The simplest approach would be to keep all jobs as pending and add a filter to ClaimJob: before handing out a job, check if its dependencies are done. Skip it if they are not.

That works, but it has a visibility problem. A job stuck waiting for a dependency looks the same as a job waiting for a free worker — both are pending. When you call GET /jobs and see five pending jobs, you cannot tell which ones are actually claimable and which are waiting. Debugging becomes guesswork.

Instead, I introduced a blocked status. The lifecycle now looks like this:

Without dependencies:
  submit → pending → running → done/failed

With dependencies:
  submit → blocked → pending → running → done/failed

A job with depends_on starts as blocked. It transitions to pending only when every job in its dependency list has reached done.
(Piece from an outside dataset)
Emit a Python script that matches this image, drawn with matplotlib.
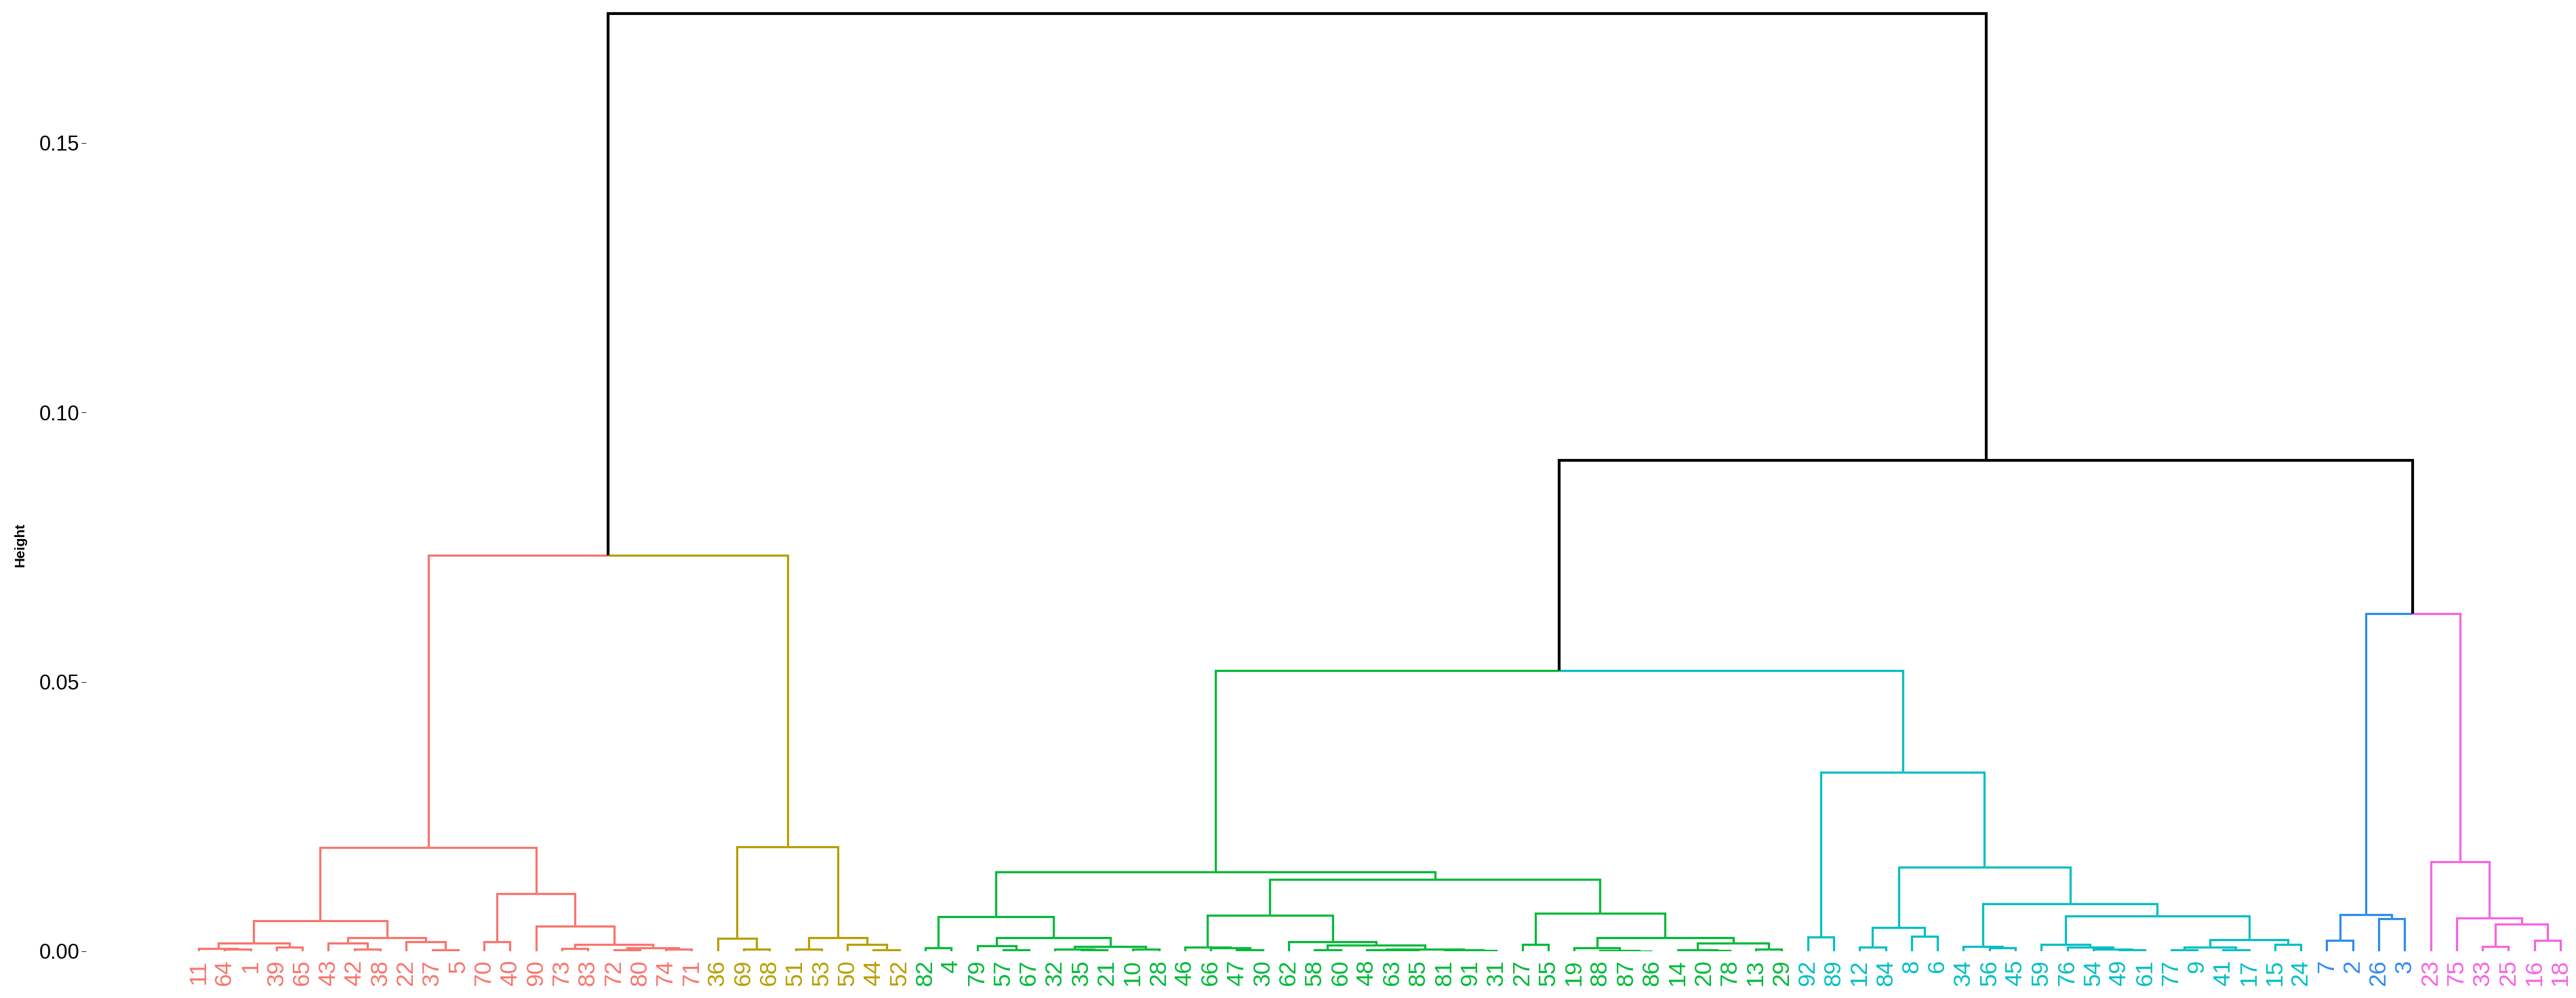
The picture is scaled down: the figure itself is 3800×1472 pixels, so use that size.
import matplotlib
matplotlib.use("Agg")
import matplotlib.pyplot as plt
import matplotlib.transforms as mtransforms

plt.rcParams["font.family"] = ["Liberation Sans", "DejaVu Sans"]

# Each merge: (node name, left child, right child, height). Ints are leaves.
red_merges = [
    ("r1", 64, 1, 0.0004), ("r2", 11, "r1", 0.0005), ("r3", 39, 65, 0.0008),
    ("r4", "r2", "r3", 0.00155), ("r5", 42, 38, 0.0004), ("r6", 43, "r5", 0.00155),
    ("r7", 37, 5, 0.0002), ("r8", 22, "r7", 0.0018), ("r9", "r6", "r8", 0.0025),
    ("r10", "r4", "r9", 0.0056), ("r11", 70, 40, 0.0017), ("r12", 73, 83, 0.0005),
    ("r13", 72, 80, 0.0002), ("r14", 74, 71, 0.0004), ("r15", "r13", "r14", 0.0006),
    ("r16", "r12", "r15", 0.0013), ("r17", 90, "r16", 0.0046), ("r18", "r11", "r17", 0.0107),
    ("R", "r10", "r18", 0.0192),
]
yellow_merges = [
    ("y1", 69, 68, 0.0004), ("y2", 36, "y1", 0.0024), ("y3", 51, 53, 0.0004),
    ("y4", 44, 52, 0.0003), ("y5", 50, "y4", 0.0013), ("y6", "y3", "y5", 0.0025),
    ("Y", "y2", "y6", 0.0194),
]
green_merges = [
    ("g1", 82, 4, 0.0006), ("g2", 57, 67, 0.0002), ("g3", 79, "g2", 0.0010),
    ("g4", 35, 21, 0.0002), ("g5", 32, "g4", 0.0004), ("g6", 10, 28, 0.0004),
    ("g7", "g5", "g6", 0.0009), ("g8", "g3", "g7", 0.0025), ("g9", "g1", "g8", 0.0064),
    ("g10", 47, 30, 0.0002), ("g11", 66, "g10", 0.0006), ("g12", 46, "g11", 0.0008),
    ("g13", 58, 60, 0.0003), ("g14", 63, 85, 0.0001), ("g15", 48, "g14", 0.0003),
    ("g16", 91, 31, 0.0001), ("g17", 81, "g16", 0.0002), ("g18", "g15", "g17", 0.0004),
    ("g19", "g13", "g18", 0.0011), ("g20", 62, "g19", 0.0017), ("g21", "g12", "g20", 0.0067),
    ("g22", 27, 55, 0.0012), ("g23", 87, 86, 0.00005), ("g24", 88, "g23", 0.0001),
    ("g25", 19, "g24", 0.0006), ("g26", 20, 78, 0.0001), ("g27", 14, "g26", 0.0002),
    ("g28", 13, 29, 0.0004), ("g29", "g27", "g28", 0.0015), ("g30", "g25", "g29", 0.0025),
    ("g31", "g22", "g30", 0.0071), ("g32", "g21", "g31", 0.0133), ("G", "g9", "g32", 0.0147),
]
cyan_merges = [
    ("c1", 92, 89, 0.0026), ("c2", 12, 84, 0.0008), ("c3", 8, 6, 0.0028),
    ("c4", "c2", "c3", 0.0044), ("c5", 56, 45, 0.0006), ("c6", 34, "c5", 0.0009),
    ("c7", 49, 61, 0.0002), ("c8", 54, "c7", 0.0004), ("c9", 76, "c8", 0.0008),
    ("c10", 59, "c9", 0.0013), ("c11", 77, 9, 0.0002), ("c12", 41, 17, 0.0002),
    ("c13", "c11", "c12", 0.0008), ("c14", 15, 24, 0.0013), ("c15", "c13", "c14", 0.0021),
    ("c16", "c10", "c15", 0.0066), ("c17", "c6", "c16", 0.0088), ("c18", "c4", "c17", 0.0156),
    ("C", "c1", "c18", 0.0332),
]
blue_merges = [
    ("b1", 7, 2, 0.0020), ("b2", 26, 3, 0.0061), ("B", "b1", "b2", 0.0068),
]
pink_merges = [
    ("p1", 33, 25, 0.0009), ("p2", 16, 18, 0.0020), ("p3", "p1", "p2", 0.0050),
    ("p4", 75, "p3", 0.0062), ("P", 23, "p4", 0.0166),
]
top_merges = [
    ("L", "R", "Y", 0.0735), ("GC", "G", "C", 0.0521), ("BP", "B", "P", 0.0626),
    ("RT", "GC", "BP", 0.0911), ("ROOT", "L", "RT", 0.174),
]

cluster_roots = ["R", "Y", "G", "C", "B", "P"]
cluster_colors = ["#F8766D", "#B79F00", "#00BA38", "#00BFC4", "#2E8BF0", "#F564E3"]

y_ticks = [0.0, 0.05, 0.10, 0.15]
y_tick_labels = ["0.00", "0.05", "0.10", "0.15"]

# ---------------------------------------------------------------------------
nodes = {}
for table in (red_merges, yellow_merges, green_merges, cyan_merges,
              blue_merges, pink_merges, top_merges):
    for name, a, b, h in table:
        nodes[name] = (a, b, h)

leaf_order = []


def _walk(n):
    if isinstance(n, int):
        leaf_order.append(n)
        return
    a, b, _ = nodes[n]
    _walk(a)
    _walk(b)


_walk("ROOT")
xpos = {leaf: i + 1 for i, leaf in enumerate(leaf_order)}
height = {leaf: 0.0 for leaf in leaf_order}


def _place(n):
    if isinstance(n, int):
        return xpos[n]
    a, b, h = nodes[n]
    xpos[n] = 0.5 * (_place(a) + _place(b))
    height[n] = h
    return xpos[n]


_place("ROOT")

# colour of every node inside one of the k clusters
color_of = {}


def _paint(n, col):
    color_of[n] = col
    if not isinstance(n, int):
        a, b, _ = nodes[n]
        _paint(a, col)
        _paint(b, col)


for root, col in zip(cluster_roots, cluster_colors):
    _paint(root, col)

fig = plt.figure(figsize=(38, 14.72), dpi=100)
W, H = 3800, 1472
ax = fig.add_axes([127 / W, 69 / H, (3795 - 127) / W, (1403 - 10) / H])

for n, (a, b, h) in nodes.items():
    for child in (a, b):
        col = color_of.get(child, "black")
        lw = 2.3 if child in color_of else 3.0
        ax.plot([xpos[n], xpos[child], xpos[child]], [h, h, height[child]],
                color=col, lw=lw, solid_capstyle="butt", solid_joinstyle="miter")

label_offset = mtransforms.offset_copy(ax.transData, fig=fig, x=0, y=-9, units="points")
for leaf in leaf_order:
    ax.text(xpos[leaf], 0, str(leaf), rotation=90, ha="center", va="top",
            fontsize=25, color=color_of[leaf], transform=label_offset, clip_on=False)

n = len(leaf_order)
ax.set_xlim(1 - (293 - 127) / 38.3, n + (3795 - 3777) / 38.3)
ax.set_ylim(0, (1403 - 10) / 7950)
ax.set_xticks([])
ax.set_yticks(y_ticks)
ax.set_yticklabels(y_tick_labels)
ax.tick_params(axis="y", length=5, width=0.8, color="#333333", labelsize=22, pad=2)
for s in ax.spines.values():
    s.set_visible(False)

fig.text(30 / W, 1 - 803 / H, "Height", rotation=90, ha="center", va="center",
         fontsize=15, fontweight="bold")

fig.savefig("out.png", dpi=100)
From there, the normal lifecycle takes over — workers claim it, execute it, report results.

This makes the system state immediately legible. blocked means “waiting for upstream.” pending means “ready for a worker.” No ambiguity.

The trade-off is a slightly larger state machine and a new method (UnblockReady) that the scheduler must call at the right times. But ClaimJob itself does not change at all — it still only looks for pending jobs, same as before. The complexity stays in one place.

Storing Dependencies

The Job struct gains one field:

type Job struct {
    // ... existing fields
    DependsOn []string `json:"depends_on,omitempty"`
}

A slice of job IDs. Simple and direct. In the memory store, it is stored as-is on the struct. In SQLite, it is a JSON-encoded text column:

depends_on TEXT DEFAULT '[]'

An alternative would be a separate job_dependencies join table with job_id and depends_on_id columns. That is the normalized relational approach, and it would be the right call for a production system with complex queries. For Workron, a JSON column is simpler: no extra table, no joins for basic operations, and SQLite has built-in JSON functions that make querying into the array straightforward.

AddJob decides the initial status based on whether dependencies are provided:

func (s *MemoryStore) AddJob(command string, dependsOn []string) string {
    // ...
    status := StatusPending
    if len(dependsOn) > 0 {
        status = StatusBlocked
    }
    // ...
}

No dependencies means pending, same as before. The change is fully backward compatible — existing API calls without depends_on behave identically.

Cycle Detection

Here is a question that sounds important but has a surprising answer: what if someone creates a circular dependency?

Job A depends on Job B, Job B depends on Job A. Both are blocked, waiting for each other. Neither will ever run. A deadlock.

The surprising part is that this cannot happen with the current API. When you submit a job, you can only reference jobs that already exist. Job A is created first with no dependencies. Job B is created and can depend on A. But A can never depend on B, because B did not exist when A was submitted. The submission order naturally enforces a topological ordering.

So why build cycle detection at all?

Because the guarantee is structural, not enforced. If a future API change — batch submission, dependency modification, data import — breaks the “you can only point backward” invariant, cycles become possible. The detection catches them regardless of how the dependency data arrived. It is a safety net for a problem that cannot happen today but could if the system evolves.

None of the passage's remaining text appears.